## START DATA SEGMENT

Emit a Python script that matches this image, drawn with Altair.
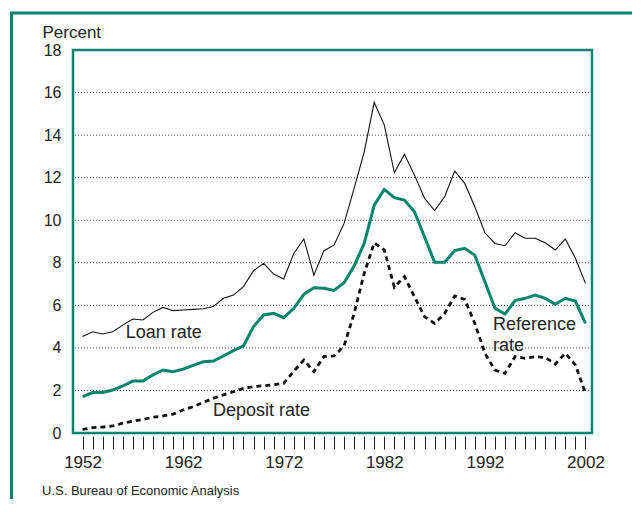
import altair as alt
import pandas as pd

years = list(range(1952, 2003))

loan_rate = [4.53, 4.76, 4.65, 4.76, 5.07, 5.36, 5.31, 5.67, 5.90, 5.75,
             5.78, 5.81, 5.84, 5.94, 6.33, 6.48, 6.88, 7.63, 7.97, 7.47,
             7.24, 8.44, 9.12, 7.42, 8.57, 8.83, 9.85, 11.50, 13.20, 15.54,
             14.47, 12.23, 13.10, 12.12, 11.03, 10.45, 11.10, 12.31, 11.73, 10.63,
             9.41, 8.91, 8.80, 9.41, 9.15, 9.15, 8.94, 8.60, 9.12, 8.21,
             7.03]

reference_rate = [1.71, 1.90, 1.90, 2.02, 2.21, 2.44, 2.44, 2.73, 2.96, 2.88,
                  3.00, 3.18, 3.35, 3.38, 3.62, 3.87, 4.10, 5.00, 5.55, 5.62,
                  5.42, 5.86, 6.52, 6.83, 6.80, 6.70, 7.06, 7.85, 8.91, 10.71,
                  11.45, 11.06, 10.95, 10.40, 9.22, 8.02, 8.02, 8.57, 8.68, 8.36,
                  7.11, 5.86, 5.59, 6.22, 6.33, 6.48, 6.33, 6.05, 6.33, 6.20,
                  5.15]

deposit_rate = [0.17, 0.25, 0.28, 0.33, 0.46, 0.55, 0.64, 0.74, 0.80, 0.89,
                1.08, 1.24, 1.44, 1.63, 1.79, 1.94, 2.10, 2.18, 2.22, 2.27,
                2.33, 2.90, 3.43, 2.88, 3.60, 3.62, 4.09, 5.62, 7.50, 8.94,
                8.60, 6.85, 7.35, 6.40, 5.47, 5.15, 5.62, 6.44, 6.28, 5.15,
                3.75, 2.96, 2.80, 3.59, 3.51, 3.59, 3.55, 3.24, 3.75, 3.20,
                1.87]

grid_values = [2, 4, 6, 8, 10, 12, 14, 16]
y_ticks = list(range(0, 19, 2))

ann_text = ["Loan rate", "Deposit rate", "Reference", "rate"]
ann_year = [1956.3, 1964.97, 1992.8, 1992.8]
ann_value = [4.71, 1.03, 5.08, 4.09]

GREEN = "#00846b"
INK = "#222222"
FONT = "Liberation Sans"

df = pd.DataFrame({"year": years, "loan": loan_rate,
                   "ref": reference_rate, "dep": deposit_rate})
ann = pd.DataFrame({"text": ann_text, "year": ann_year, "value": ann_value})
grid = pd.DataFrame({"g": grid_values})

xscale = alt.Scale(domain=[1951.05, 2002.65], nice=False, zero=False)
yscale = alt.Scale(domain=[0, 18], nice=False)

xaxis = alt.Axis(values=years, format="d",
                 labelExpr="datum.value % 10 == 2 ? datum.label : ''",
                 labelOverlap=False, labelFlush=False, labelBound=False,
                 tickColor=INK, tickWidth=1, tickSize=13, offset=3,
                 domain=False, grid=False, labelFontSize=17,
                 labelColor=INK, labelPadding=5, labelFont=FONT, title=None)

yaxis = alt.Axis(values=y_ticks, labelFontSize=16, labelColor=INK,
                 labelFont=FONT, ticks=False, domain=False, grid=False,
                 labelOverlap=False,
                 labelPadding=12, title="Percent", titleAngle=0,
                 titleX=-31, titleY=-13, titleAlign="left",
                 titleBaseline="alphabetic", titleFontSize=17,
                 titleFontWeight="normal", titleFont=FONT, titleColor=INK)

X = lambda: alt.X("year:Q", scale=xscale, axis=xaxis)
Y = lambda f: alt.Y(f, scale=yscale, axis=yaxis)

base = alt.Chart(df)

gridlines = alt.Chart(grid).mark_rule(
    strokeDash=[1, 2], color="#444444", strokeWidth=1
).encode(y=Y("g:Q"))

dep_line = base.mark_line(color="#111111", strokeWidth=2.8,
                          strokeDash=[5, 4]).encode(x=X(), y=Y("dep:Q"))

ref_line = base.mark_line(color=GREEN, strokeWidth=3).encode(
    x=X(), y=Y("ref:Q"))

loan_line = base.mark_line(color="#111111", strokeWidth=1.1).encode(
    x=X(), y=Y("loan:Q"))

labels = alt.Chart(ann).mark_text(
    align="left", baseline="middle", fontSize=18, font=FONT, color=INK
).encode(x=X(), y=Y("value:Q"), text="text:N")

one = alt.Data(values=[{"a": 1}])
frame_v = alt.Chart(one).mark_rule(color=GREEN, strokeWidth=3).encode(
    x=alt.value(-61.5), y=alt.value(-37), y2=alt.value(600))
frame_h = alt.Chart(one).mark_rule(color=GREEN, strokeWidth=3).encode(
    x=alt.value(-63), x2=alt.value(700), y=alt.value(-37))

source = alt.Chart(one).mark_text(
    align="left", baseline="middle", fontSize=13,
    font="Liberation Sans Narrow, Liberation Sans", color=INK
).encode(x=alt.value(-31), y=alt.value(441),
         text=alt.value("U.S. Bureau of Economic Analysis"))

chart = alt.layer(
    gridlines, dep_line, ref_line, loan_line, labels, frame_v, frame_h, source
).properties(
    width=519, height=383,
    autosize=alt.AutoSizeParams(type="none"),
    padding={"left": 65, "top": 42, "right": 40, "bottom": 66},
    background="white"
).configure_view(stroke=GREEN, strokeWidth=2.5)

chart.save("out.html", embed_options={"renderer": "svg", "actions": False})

## END DATA SEGMENT

TASK REQUIREMENTS ::
Print the data above verbatim from the first line through the line holding "years = list(range(1952, 2003))", leaving every picture out.

OUTPUT BELOW ::
Emit a Python script that matches this image, drawn with Altair.
import altair as alt
import pandas as pd

years = list(range(1952, 2003))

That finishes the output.